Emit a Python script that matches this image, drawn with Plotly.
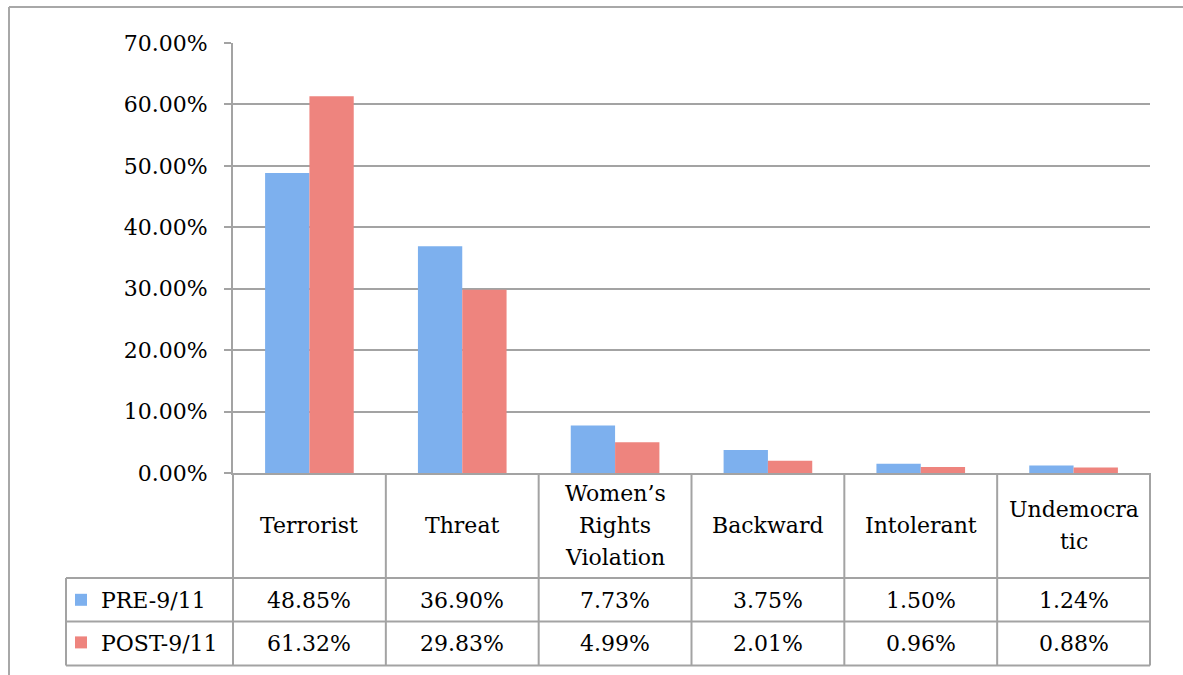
■ ■ ■ ■ ■ ■ ■
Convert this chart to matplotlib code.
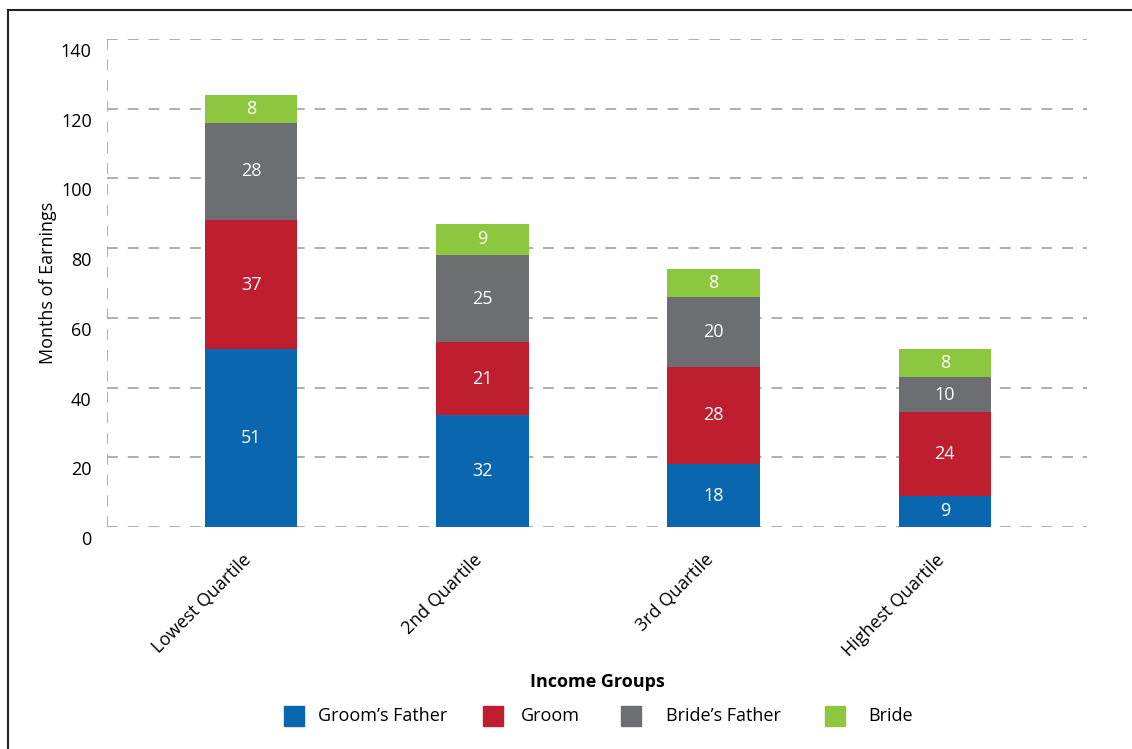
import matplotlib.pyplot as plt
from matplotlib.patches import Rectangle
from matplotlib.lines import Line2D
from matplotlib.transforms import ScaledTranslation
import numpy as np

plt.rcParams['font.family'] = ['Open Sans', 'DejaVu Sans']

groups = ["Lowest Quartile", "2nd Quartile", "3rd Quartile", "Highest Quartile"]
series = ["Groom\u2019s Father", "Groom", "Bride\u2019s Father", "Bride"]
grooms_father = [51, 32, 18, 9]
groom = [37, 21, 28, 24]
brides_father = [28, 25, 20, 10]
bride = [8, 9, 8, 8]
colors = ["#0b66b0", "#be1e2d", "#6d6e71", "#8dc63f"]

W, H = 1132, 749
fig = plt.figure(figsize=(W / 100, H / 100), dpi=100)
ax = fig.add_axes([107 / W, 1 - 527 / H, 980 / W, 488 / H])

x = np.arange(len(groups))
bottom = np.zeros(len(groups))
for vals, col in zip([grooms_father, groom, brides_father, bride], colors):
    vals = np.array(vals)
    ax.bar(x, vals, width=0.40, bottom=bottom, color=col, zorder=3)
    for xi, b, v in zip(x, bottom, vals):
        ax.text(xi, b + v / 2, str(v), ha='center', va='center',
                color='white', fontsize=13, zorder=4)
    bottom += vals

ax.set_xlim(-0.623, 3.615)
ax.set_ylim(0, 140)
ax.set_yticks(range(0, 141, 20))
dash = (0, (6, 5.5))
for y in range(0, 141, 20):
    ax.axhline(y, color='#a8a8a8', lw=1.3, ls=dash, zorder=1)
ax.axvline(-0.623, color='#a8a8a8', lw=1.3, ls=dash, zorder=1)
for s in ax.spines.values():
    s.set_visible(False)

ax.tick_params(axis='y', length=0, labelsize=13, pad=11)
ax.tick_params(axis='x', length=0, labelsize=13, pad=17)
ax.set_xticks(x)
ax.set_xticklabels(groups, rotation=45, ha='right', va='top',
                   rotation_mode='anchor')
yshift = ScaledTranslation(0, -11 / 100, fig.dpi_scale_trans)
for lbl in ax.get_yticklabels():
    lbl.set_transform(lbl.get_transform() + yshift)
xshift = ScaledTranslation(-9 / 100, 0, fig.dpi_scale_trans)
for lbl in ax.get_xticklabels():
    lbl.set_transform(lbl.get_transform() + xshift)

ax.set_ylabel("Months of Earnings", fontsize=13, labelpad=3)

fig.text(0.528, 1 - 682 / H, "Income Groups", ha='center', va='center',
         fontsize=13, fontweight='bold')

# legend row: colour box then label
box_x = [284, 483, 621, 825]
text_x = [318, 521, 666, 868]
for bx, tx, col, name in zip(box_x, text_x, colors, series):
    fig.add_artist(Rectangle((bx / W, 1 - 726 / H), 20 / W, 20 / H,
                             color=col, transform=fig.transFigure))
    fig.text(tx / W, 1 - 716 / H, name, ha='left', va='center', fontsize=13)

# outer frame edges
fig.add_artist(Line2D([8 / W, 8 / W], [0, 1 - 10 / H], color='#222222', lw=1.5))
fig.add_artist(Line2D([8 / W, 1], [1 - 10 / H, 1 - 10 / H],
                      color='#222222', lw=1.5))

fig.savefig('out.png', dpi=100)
■ ■ ■ ■ ■ ■ ■
Read through the entries and copy each line in which "this" appears.

→ **Written reply**:
Emit a Python script that matches this image, drawn with Plotly.
Convert this chart to matplotlib code.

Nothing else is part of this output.